Описывай, не мудрствуя лукаво,
Все то, чему свидетель в жизни будешь:
Войну и мир, управу государей,
Угодников святые чудеса,
Пророчества и знаменья небесны…
Не мудрствуя лукаво – значит, не перекрывая авторским голосом особенные голоса участников драмы жизни и не давая спасительных рецептов для ее благополучного завершения, не угождая властям предержащим и не потворствуя новым идеям, умея разглядеть в них онтологию сущностных страстей и неизбывных парадоксов человеческой свободы.
С середины 20-х годов происходит постепенная (принявшая у Паскаля характер обращения) христианизация сознания Пушкина, о которой свидетельствуют его поэзия и проза, автобиографические заметки и критические статьи, высказывания друзей и знакомых.
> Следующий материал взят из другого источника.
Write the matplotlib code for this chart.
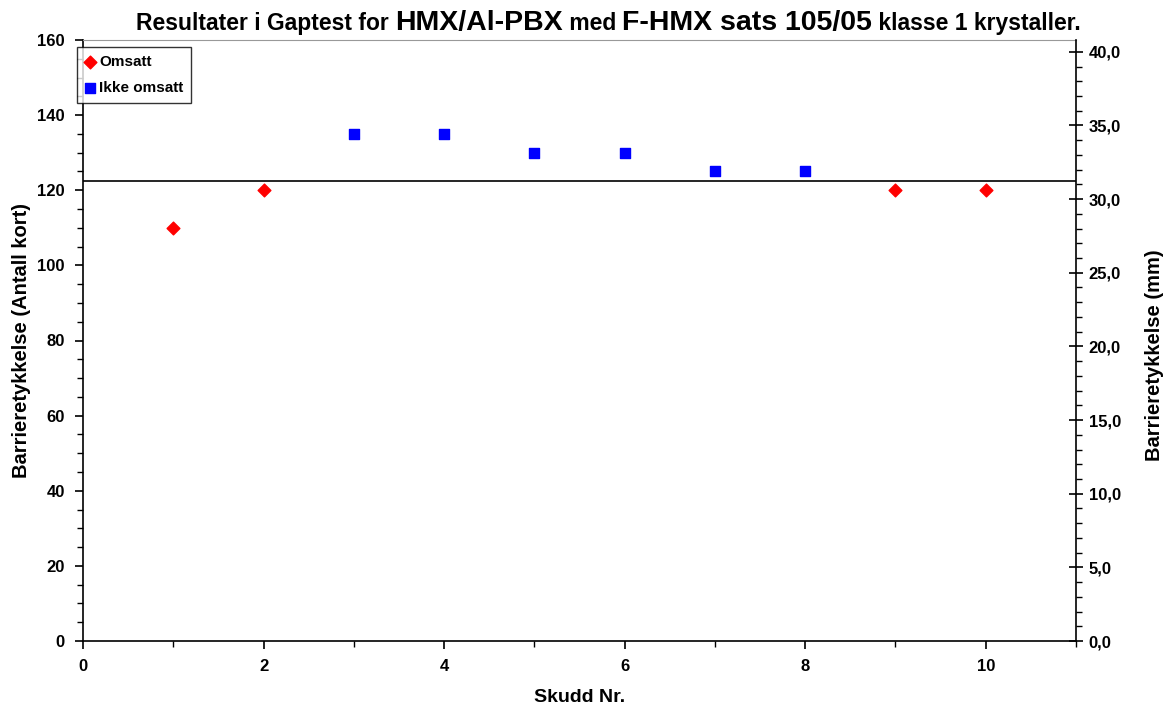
import matplotlib
matplotlib.use("Agg")
import matplotlib.pyplot as plt
from matplotlib.ticker import MultipleLocator, FuncFormatter

plt.rcParams['font.family'] = ['Liberation Sans', 'DejaVu Sans']
plt.rcParams['font.weight'] = 'bold'

# data
skudd_omsatt = [1, 2, 9, 10]
kort_omsatt = [110, 120, 120, 120]
skudd_ikke = [3, 4, 5, 6, 7, 8]
kort_ikke = [135, 135, 130, 130, 125, 125]
middel_kort = 122.5
mm_per_kort = 0.255

W, H = 1163, 706
fig = plt.figure(figsize=(W / 100, H / 100), dpi=100)
ax = fig.add_axes([83 / W, 1 - 641 / H, (1076 - 83) / W, (641 - 40) / H])

ax.scatter(skudd_omsatt, kort_omsatt, marker='D', s=42, color='#ff0000', label='Omsatt', zorder=3)
ax.scatter(skudd_ikke, kort_ikke, marker='s', s=60, color='#0000ff', label='Ikke omsatt', zorder=3)
ax.axhline(middel_kort, color='black', lw=1.2, zorder=2)

ax.set_xlim(0, 11)
ax.set_ylim(0, 160)
ax.xaxis.set_major_locator(MultipleLocator(2))
ax.xaxis.set_minor_locator(MultipleLocator(1))
ax.yaxis.set_major_locator(MultipleLocator(20))
ax.yaxis.set_minor_locator(MultipleLocator(5))
ax.tick_params(which='major', direction='out', length=6, width=1.2, labelsize=12, pad=7)
ax.tick_params(which='minor', direction='out', length=4, width=1)
ax.spines['top'].set_color('#999999')
ax.spines['right'].set_visible(False)
ax.spines['left'].set_linewidth(1.2)
ax.spines['bottom'].set_linewidth(1.2)
for lab in ax.get_xticklabels() + ax.get_yticklabels():
    lab.set_fontweight('bold')

ax.set_xlabel('Skudd Nr.', fontsize=14, fontweight='bold')
ax.xaxis.set_label_coords(0.5, -(698 - 641) / (641 - 40))
ax.xaxis.label.set_va('center')
ax.set_ylabel('Barrieretykkelse (Antall kort)', fontsize=14.5, fontweight='bold')
ax.yaxis.set_label_coords(-(83 - 22) / (1076 - 83), 0.5)
ax.yaxis.label.set_va('center')

ax2 = ax.twinx()
ax2.set_ylim(0, 160 * mm_per_kort)
ax2.yaxis.set_major_locator(MultipleLocator(5))
ax2.yaxis.set_minor_locator(MultipleLocator(1))
ax2.yaxis.set_major_formatter(FuncFormatter(lambda v, p: f"{v:.1f}".replace('.', ',')))
ax2.tick_params(which='major', direction='inout', length=10, width=1.2, labelsize=12, pad=4)
ax2.tick_params(which='minor', direction='out', length=4, width=1)
for s in ['top', 'left', 'bottom']:
    ax2.spines[s].set_visible(False)
ax2.spines['right'].set_linewidth(1.2)
for lab in ax2.get_yticklabels():
    lab.set_fontweight('bold')
ax2.set_ylabel('Barrieretykkelse (mm)', fontsize=14.5, fontweight='bold', rotation=90)
ax2.yaxis.set_label_coords(1 + (1155 - 1076) / (1076 - 83), (641 - 355) / (641 - 40))
ax2.yaxis.label.set_va('center')

leg = ax.legend(loc='upper left', bbox_to_anchor=(77 / W, 1 - 47 / H), bbox_transform=fig.transFigure,
                frameon=True, fancybox=False, edgecolor='black', handletextpad=0.25,
                handlelength=0.7, borderpad=0.5, borderaxespad=0, labelspacing=0.8,
                prop={'weight': 'bold', 'size': 11})
leg.get_frame().set_linewidth(1.0)

# tittel med blandede skriftstørrelser, bitene settes etter hverandre
deler = [("Resultater i Gaptest for ", 16.5), ("HMX/Al-PBX", 20.5), (" med ", 16.5),
         ("F-HMX sats 105/05", 20.5), (" klasse 1 krystaller.", 16.5)]
renderer = fig.canvas.get_renderer()
x_px = 136
for tekst, st in deler:
    t = fig.text(x_px / W, 1 - 30 / H, tekst, fontsize=st, fontweight='bold', va='baseline')
    x_px = t.get_window_extent(renderer).x1

fig.savefig('out.png', dpi=100)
Художественные произведения и философские размышления писателя включают теперь в себя в той или иной степени библейские и церковные понятия, отзвуки богослужений и молитв, мотивы духовного аскетизма и преображения, проблемы христианской нравственности и т. п. Близкие ему люди вспоминали, что он никогда не пропускал заутрени на Светлое Воскресение и звал их “услышать голос русского народа” (так он называл пасхальные возгласы “Христос Воскресе!” – “Воистину Воскресе!”). По словам П. А. Вяземского, в последние годы жизни поэт имел сильное религиозное чувство, читал и любил Евангелие, был проникнут красотою многих молитв, знал их наизусть и часто повторял.
Сам Пушкин в беседах с А. О. Смирновой-Россет признавался, что нет “ничего лучше Писания”, что в Евангелии его поражает печать “величавой искренности” и “великой правдивости”, когда писавшие не скрывают слабостей и сомнений апостолов, что придает рассказу “громадное нравственное значение”. “Есть книга, – писал он об Евангелии как об источнике истинной жизни и подлинной культуры, – коей каждое слово истолковано, объяснено, проповедано во всех концах земли, применено ко всевозможным обстоятельствам жизни и происшествиям мира; из коей нельзя повторить ни единого выражения, которого не знали бы все наизусть (…) если мы, пресыщенные миром или удрученные унынием, случайно откроем ее, то уже не в силах противиться ее сладостному увлечению и погружаемся духом в ее божественное красноречие”.
В сочинениях Пушкина открываются многочисленные следы и отзвуки самого тесного знакомства с книгами Ветхого и Нового Заветов, с Деяниями и Посланиями апостолов, Откровением св. Иоанна Богослова, Литургией Иоанна Златоуста и Василия Великого. А. Мицкевич вспоминал, что после создания “Бориса Годунова” в разговорах поэта все чаще звучали рассуждения о высоких религиозных и общественных вопросах. Примечательно и мнение В. А. Жуковского, выраженное в “Записках” А. О. Смирновой-Россет: “Как Пушкин созрел и как развилось его религиозное чувство; он несравненно более верующий, чем я”. Мы протестовали: “Да, да, я прав, говорил Жуковский, это результат всех его размышлений, это не дело одного чувства, его сердце и его разум вместе уверовали, впрочем, он уже в самой первой молодости написал ’’Пророка””.